▶ _WHAT IS ASKED_:
Please reproduce exactly the lines between the line holding "Convert this chart to Plotly code." and the line holding "3.5, 3.5, 3.5]", inclusive, leaving out any pictures.

# Start of DATA LISTING

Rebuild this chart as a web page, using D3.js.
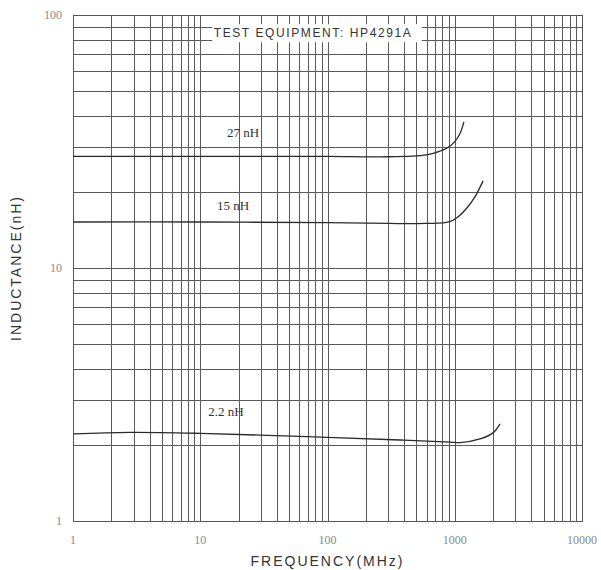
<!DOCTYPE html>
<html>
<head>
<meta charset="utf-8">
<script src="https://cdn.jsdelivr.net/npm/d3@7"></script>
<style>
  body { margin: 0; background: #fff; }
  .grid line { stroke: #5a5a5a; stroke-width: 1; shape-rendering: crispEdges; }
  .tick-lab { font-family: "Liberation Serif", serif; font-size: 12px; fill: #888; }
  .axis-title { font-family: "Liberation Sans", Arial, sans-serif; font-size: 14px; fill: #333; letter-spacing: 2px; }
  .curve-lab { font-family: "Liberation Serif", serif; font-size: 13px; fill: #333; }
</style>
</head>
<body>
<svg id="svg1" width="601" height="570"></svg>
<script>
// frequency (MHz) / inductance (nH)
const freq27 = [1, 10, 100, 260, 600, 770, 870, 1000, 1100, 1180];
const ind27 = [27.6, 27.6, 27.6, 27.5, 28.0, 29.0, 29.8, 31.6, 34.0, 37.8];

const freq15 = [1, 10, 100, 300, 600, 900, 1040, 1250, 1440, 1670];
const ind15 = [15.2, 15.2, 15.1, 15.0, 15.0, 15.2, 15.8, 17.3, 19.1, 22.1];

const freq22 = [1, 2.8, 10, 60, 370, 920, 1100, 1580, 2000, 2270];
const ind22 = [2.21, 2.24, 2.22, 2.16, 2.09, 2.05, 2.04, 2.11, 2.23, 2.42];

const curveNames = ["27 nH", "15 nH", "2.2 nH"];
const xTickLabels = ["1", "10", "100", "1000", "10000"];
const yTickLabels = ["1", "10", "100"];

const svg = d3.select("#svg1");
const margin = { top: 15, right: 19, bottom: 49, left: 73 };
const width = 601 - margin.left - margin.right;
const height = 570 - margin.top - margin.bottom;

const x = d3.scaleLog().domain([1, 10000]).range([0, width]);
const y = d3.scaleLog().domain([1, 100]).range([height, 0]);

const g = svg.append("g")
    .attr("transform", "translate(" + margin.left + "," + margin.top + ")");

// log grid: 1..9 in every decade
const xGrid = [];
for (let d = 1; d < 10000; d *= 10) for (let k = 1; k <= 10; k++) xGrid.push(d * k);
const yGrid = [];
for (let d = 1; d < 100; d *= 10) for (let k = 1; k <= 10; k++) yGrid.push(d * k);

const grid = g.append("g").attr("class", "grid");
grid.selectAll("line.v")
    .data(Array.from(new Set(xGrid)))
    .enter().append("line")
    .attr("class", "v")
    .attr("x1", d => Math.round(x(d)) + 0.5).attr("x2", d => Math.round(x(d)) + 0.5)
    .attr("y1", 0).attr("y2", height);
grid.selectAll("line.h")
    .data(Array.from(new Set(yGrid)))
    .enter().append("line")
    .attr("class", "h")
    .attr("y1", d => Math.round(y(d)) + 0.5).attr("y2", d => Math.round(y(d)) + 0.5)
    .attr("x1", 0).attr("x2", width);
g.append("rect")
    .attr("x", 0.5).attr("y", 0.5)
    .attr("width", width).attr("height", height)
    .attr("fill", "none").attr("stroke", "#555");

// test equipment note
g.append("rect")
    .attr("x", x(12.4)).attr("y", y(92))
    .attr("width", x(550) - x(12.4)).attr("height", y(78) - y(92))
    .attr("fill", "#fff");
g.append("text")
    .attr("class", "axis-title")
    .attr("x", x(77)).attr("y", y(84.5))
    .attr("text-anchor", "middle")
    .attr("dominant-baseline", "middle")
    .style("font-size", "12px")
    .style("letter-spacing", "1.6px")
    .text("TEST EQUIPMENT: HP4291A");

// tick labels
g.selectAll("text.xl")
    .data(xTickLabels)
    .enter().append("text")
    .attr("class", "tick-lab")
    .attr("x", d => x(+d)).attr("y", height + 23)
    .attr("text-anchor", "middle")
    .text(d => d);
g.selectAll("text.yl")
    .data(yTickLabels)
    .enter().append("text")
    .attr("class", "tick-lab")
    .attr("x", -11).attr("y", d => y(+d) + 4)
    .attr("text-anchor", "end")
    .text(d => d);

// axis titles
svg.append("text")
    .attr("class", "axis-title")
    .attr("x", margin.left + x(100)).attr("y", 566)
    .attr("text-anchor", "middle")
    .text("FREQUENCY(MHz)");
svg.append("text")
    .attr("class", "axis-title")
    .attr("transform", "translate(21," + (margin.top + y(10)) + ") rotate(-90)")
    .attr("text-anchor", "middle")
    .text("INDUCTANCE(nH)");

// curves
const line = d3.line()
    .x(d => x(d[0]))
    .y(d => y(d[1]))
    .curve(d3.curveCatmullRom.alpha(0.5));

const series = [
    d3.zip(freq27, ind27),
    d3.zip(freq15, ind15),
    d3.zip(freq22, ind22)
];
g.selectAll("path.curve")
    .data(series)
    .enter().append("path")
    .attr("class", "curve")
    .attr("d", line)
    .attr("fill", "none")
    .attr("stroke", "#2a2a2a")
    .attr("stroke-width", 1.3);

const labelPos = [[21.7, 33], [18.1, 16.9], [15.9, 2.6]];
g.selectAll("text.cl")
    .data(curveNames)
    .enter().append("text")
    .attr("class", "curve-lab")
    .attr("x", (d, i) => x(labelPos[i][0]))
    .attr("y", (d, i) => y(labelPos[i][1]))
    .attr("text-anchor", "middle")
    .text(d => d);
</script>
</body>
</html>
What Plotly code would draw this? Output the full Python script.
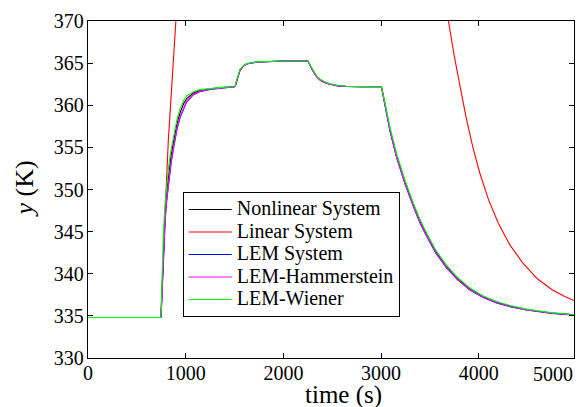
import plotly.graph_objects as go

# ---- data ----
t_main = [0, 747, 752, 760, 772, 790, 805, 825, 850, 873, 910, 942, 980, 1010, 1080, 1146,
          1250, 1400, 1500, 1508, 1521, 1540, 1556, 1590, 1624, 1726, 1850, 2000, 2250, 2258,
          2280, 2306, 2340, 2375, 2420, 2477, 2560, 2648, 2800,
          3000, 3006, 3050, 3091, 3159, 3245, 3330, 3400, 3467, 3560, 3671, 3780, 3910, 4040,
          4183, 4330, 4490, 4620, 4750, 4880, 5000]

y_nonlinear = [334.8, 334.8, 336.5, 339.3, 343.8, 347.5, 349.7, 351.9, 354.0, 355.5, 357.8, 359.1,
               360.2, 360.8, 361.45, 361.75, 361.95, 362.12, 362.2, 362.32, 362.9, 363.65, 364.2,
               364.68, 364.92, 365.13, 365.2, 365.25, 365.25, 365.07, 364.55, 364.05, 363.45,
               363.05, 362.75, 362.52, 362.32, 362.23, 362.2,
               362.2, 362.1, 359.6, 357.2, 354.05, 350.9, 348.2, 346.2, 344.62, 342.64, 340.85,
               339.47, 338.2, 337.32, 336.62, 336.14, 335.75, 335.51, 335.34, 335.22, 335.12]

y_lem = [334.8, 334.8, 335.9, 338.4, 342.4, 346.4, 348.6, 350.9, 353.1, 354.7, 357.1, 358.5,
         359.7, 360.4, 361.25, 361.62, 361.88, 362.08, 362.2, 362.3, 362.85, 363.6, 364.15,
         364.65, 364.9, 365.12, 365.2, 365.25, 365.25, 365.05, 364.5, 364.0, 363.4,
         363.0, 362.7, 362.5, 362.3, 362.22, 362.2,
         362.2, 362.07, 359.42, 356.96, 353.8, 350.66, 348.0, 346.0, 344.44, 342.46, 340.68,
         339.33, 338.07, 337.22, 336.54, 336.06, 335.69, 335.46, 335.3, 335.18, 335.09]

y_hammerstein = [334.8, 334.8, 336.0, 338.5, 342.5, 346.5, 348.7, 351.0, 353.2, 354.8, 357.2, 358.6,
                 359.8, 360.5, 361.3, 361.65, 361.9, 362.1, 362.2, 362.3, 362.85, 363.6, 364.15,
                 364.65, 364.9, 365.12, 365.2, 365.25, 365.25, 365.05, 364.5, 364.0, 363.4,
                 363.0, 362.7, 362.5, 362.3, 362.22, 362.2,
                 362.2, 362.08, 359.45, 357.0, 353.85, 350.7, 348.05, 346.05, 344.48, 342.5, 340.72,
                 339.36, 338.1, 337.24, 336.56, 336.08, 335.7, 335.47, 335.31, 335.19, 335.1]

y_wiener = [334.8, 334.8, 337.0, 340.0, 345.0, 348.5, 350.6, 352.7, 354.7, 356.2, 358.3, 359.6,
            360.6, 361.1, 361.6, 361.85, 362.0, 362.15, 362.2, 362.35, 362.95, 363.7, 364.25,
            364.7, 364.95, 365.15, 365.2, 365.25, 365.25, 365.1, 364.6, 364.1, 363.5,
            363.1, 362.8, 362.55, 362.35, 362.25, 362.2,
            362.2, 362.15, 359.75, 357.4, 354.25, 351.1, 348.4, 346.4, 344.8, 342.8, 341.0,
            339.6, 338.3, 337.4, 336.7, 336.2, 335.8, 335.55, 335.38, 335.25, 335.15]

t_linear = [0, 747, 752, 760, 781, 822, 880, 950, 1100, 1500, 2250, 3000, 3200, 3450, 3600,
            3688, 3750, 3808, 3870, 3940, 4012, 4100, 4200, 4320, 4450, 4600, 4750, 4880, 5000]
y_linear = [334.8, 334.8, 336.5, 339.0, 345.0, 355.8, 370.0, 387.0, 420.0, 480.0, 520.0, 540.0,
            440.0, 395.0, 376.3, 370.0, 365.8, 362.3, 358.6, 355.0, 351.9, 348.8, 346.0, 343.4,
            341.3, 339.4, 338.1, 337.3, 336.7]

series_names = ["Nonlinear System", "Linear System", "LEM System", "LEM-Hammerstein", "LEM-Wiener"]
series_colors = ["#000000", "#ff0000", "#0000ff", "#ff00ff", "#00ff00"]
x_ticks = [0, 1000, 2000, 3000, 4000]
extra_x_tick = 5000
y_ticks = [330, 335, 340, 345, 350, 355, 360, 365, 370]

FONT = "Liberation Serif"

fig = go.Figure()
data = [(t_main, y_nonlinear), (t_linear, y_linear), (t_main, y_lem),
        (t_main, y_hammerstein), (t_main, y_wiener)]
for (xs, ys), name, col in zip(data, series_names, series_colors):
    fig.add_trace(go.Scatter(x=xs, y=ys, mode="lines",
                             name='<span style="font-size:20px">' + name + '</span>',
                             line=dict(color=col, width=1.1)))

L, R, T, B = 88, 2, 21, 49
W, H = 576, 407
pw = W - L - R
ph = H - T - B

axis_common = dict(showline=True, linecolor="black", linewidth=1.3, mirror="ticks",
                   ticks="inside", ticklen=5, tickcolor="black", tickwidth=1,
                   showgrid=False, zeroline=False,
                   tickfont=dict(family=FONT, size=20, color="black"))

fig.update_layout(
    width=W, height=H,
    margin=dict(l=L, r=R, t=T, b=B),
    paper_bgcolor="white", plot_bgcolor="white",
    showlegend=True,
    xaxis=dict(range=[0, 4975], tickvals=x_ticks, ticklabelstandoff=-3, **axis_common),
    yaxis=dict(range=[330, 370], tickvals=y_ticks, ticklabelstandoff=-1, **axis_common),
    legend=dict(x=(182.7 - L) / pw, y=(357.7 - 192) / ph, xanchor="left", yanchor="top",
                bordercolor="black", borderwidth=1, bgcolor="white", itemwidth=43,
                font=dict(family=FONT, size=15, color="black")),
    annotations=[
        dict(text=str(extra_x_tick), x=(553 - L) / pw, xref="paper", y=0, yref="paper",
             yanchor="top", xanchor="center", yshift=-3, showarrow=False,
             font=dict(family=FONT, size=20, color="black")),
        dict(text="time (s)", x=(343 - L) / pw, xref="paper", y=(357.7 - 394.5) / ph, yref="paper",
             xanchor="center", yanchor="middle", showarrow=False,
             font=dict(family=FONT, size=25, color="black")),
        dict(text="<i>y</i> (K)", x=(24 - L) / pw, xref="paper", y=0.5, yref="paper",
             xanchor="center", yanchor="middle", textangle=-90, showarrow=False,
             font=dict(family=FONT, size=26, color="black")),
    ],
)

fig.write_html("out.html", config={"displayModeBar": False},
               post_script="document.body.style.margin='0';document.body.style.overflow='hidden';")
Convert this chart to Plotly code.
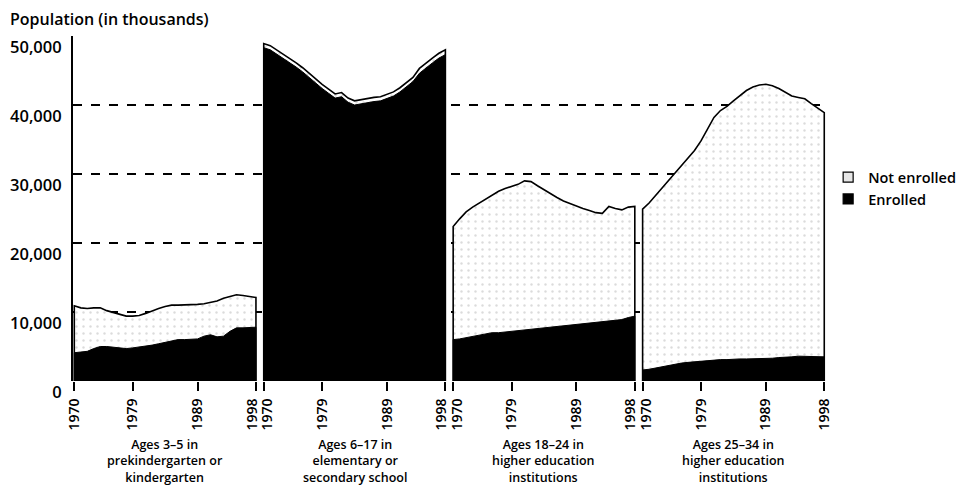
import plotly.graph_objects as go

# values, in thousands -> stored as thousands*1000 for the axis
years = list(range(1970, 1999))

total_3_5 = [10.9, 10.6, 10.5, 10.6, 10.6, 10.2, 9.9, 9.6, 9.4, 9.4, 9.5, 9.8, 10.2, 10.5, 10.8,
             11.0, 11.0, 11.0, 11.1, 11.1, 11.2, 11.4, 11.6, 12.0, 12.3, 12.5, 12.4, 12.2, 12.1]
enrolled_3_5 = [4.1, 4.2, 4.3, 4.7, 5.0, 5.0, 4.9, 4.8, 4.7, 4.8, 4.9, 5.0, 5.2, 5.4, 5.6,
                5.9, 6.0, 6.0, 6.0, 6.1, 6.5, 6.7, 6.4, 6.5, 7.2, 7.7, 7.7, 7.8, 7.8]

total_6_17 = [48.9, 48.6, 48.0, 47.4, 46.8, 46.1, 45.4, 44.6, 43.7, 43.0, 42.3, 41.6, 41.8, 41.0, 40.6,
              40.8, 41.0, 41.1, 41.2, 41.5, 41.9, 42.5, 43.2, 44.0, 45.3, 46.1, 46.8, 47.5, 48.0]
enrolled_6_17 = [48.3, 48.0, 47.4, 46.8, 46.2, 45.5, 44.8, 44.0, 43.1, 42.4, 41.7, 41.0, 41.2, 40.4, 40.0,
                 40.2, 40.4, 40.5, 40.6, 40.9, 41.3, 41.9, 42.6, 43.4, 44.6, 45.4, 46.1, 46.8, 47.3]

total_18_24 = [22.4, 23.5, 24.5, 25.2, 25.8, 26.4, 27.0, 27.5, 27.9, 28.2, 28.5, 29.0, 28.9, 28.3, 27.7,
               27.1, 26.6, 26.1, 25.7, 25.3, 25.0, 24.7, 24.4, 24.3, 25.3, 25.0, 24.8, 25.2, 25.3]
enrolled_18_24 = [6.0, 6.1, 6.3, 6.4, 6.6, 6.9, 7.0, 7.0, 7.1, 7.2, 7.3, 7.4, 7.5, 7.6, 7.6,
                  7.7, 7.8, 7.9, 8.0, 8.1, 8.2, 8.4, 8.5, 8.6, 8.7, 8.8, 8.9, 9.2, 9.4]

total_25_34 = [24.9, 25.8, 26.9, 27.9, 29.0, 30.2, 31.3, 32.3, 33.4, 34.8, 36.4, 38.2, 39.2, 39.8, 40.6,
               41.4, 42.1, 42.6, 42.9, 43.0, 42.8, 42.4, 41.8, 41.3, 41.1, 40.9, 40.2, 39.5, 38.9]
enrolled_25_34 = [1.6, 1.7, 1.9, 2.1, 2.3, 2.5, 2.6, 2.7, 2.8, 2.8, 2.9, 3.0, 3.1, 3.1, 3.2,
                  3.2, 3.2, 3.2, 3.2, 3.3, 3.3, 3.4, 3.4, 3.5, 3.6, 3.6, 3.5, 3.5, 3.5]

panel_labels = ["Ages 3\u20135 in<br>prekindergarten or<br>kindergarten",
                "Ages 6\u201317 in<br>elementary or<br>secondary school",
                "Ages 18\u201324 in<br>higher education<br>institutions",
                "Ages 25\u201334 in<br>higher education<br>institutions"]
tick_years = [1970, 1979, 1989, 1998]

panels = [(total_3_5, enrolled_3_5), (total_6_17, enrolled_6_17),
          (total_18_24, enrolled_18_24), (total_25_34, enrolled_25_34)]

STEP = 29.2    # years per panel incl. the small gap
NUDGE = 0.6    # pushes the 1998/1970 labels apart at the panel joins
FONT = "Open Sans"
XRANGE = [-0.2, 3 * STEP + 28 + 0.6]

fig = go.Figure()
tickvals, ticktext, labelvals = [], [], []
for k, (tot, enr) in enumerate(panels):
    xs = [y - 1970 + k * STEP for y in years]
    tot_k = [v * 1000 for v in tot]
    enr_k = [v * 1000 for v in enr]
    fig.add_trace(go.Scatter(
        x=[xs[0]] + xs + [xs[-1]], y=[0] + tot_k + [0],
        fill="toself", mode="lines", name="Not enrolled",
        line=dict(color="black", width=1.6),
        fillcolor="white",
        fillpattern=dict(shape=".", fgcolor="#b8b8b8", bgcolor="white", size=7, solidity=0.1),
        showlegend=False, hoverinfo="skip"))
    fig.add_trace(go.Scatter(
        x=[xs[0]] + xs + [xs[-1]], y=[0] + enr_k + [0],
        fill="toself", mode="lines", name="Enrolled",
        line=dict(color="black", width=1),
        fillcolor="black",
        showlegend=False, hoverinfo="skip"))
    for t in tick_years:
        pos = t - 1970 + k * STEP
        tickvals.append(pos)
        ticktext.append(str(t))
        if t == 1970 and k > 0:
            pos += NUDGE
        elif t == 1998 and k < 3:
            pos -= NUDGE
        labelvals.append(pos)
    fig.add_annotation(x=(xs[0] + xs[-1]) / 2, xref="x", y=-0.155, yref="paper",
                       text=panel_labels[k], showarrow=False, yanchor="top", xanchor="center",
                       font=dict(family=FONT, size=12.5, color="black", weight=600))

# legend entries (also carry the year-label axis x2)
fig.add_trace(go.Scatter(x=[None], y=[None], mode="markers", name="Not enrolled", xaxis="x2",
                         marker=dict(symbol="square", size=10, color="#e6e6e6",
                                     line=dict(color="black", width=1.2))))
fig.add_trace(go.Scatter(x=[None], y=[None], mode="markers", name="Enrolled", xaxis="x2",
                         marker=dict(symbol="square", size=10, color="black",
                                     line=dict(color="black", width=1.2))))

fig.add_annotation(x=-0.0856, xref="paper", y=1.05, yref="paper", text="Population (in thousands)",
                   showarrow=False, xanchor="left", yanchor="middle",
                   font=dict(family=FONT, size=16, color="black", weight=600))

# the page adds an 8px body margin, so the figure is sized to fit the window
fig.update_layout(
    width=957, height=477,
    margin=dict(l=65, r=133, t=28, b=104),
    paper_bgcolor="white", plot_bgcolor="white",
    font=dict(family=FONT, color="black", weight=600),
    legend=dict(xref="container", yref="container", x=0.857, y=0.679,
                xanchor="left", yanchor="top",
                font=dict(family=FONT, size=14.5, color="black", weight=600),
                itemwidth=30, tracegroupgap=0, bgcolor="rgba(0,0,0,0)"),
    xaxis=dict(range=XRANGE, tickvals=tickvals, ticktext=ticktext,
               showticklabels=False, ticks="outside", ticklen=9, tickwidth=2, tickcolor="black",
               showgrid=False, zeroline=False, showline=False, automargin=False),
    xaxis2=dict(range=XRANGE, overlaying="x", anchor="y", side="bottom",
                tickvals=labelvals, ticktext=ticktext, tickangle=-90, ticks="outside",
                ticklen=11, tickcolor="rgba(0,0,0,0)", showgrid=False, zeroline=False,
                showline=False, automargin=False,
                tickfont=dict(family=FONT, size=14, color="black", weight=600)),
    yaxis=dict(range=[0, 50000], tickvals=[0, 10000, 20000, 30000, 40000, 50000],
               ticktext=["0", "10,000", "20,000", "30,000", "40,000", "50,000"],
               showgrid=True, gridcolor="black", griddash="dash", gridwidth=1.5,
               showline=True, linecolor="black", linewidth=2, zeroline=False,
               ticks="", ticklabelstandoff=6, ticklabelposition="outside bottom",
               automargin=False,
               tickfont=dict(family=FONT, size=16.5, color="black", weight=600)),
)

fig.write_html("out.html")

# End of DATA LISTING

▶ _COMPLETE OUTPUT_:
Convert this chart to Plotly code.
import plotly.graph_objects as go

# values, in thousands -> stored as thousands*1000 for the axis
years = list(range(1970, 1999))

total_3_5 = [10.9, 10.6, 10.5, 10.6, 10.6, 10.2, 9.9, 9.6, 9.4, 9.4, 9.5, 9.8, 10.2, 10.5, 10.8,
             11.0, 11.0, 11.0, 11.1, 11.1, 11.2, 11.4, 11.6, 12.0, 12.3, 12.5, 12.4, 12.2, 12.1]
enrolled_3_5 = [4.1, 4.2, 4.3, 4.7, 5.0, 5.0, 4.9, 4.8, 4.7, 4.8, 4.9, 5.0, 5.2, 5.4, 5.6,
                5.9, 6.0, 6.0, 6.0, 6.1, 6.5, 6.7, 6.4, 6.5, 7.2, 7.7, 7.7, 7.8, 7.8]

total_6_17 = [48.9, 48.6, 48.0, 47.4, 46.8, 46.1, 45.4, 44.6, 43.7, 43.0, 42.3, 41.6, 41.8, 41.0, 40.6,
              40.8, 41.0, 41.1, 41.2, 41.5, 41.9, 42.5, 43.2, 44.0, 45.3, 46.1, 46.8, 47.5, 48.0]
enrolled_6_17 = [48.3, 48.0, 47.4, 46.8, 46.2, 45.5, 44.8, 44.0, 43.1, 42.4, 41.7, 41.0, 41.2, 40.4, 40.0,
                 40.2, 40.4, 40.5, 40.6, 40.9, 41.3, 41.9, 42.6, 43.4, 44.6, 45.4, 46.1, 46.8, 47.3]

total_18_24 = [22.4, 23.5, 24.5, 25.2, 25.8, 26.4, 27.0, 27.5, 27.9, 28.2, 28.5, 29.0, 28.9, 28.3, 27.7,
               27.1, 26.6, 26.1, 25.7, 25.3, 25.0, 24.7, 24.4, 24.3, 25.3, 25.0, 24.8, 25.2, 25.3]
enrolled_18_24 = [6.0, 6.1, 6.3, 6.4, 6.6, 6.9, 7.0, 7.0, 7.1, 7.2, 7.3, 7.4, 7.5, 7.6, 7.6,
                  7.7, 7.8, 7.9, 8.0, 8.1, 8.2, 8.4, 8.5, 8.6, 8.7, 8.8, 8.9, 9.2, 9.4]

total_25_34 = [24.9, 25.8, 26.9, 27.9, 29.0, 30.2, 31.3, 32.3, 33.4, 34.8, 36.4, 38.2, 39.2, 39.8, 40.6,
               41.4, 42.1, 42.6, 42.9, 43.0, 42.8, 42.4, 41.8, 41.3, 41.1, 40.9, 40.2, 39.5, 38.9]
enrolled_25_34 = [1.6, 1.7, 1.9, 2.1, 2.3, 2.5, 2.6, 2.7, 2.8, 2.8, 2.9, 3.0, 3.1, 3.1, 3.2,
                  3.2, 3.2, 3.2, 3.2, 3.3, 3.3, 3.4, 3.4, 3.5, 3.6, 3.6, 3.5, 3.5, 3.5]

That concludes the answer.